Pemerintah Belanda sendiri sangat tersudut dan panik. Mereka membentuk pasukan sipil siluman yang bertugas mengamankan keluarga-keluarga Belanda dan aparatnya, dan di saat yang sangat kesulitan, pasukan ini ditugaskan “membumi-hanguskan” bahan-bahan makanan pokok, jembatan, bendungan gudang-gudang, instalasi listrik, gudang minyak, pelabuhan, dan aset ekonomi lainnya. Orang-orang Belanda sudah menyiapkan kapal untuk melarikan diri melalui jalur: Gorontalo-Tilamuta, Kolonodale, dan akhirnya dilarikan ke Australia. Rencana ini terbukti gagal karena Coup di Jumat subuh hari, 23 Januari 1942, oleh Nani Wartabone, dkk (Yayasan 23 Januari, Perjuangan Rakyat di Daerah Gorontalo, edisi 1981)

Organisasi dan kemampuan mengorganisir kekuatan yang efektif adalah faktor kunci. Meskipun Nani Wartabone cenderung untuk melakukan “perang gerilya”, tapi “Komite 12” yang dipimpin Nani Wartabone bersama Kusno Danupojo akhirnya memutuskan cara lain, yakni melakukan Coup, atau penguasaan, penyerangan dan pengambilalihan kekuasaan secara paksa.
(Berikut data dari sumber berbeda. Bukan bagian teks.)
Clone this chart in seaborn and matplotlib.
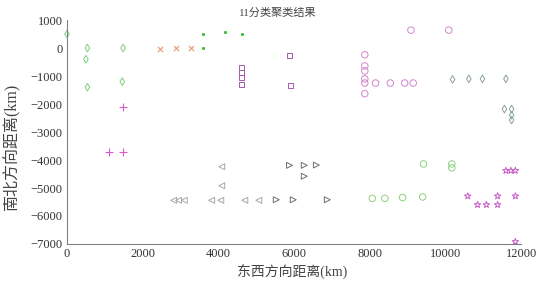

Aparatus Belanda di Gorontalo harus ditangkap dan dilumpuhkan dengan cepat.

Di subuh hari, 23 Januari 1942, asisten residen, controleur Belanda, kepala polisi, pimpinan kantor pajak, perusahaan dagang dan kopra, dan beberapa lagi yang lain benar-benar dilucuti, dipaksa keluar dari kediaman dan kantor-kantor mereka, serta diseret dan ditahan seluruhnya di penjara kota. Sangat tegang dan heroik tak terkira memang.

Jumat pagi, 23 Januari 1942, bertempat di kantor Pos dan Telegraf Gorontalo, Nani Wartabone dan kawan-kawan, di tengah-tengah barisan ribuan rakyat, “Gerakan Kemerdekaan Gorontalo-Indonesia” ditegakkan dengan gagah berani. Dalam hitungan jam, Merah Putih berkibar; Indonesia Raya menggema di seantero kota Gorontalo. Ketika itu, Nani Wartabone tampil dengan pakaian pandu (celana pendek dan topi lebar) dengan memanggul senapan dua laras. “Mulai hari ini, 23 Januari 1942, kita telah merdeka dari pemerintah kolonial Belanda serta lenyaplah kekuasaan pemerintah Belanda. Kita sudah merdeka! Kekuasaan sepenuhnya berada di tangah Pemerintah Rakyat. Kekuasaan Pemerintah sepenuhnya berada di tangan Pucuk Pimpinan Pemerintah Gorontalo (PPPG)”.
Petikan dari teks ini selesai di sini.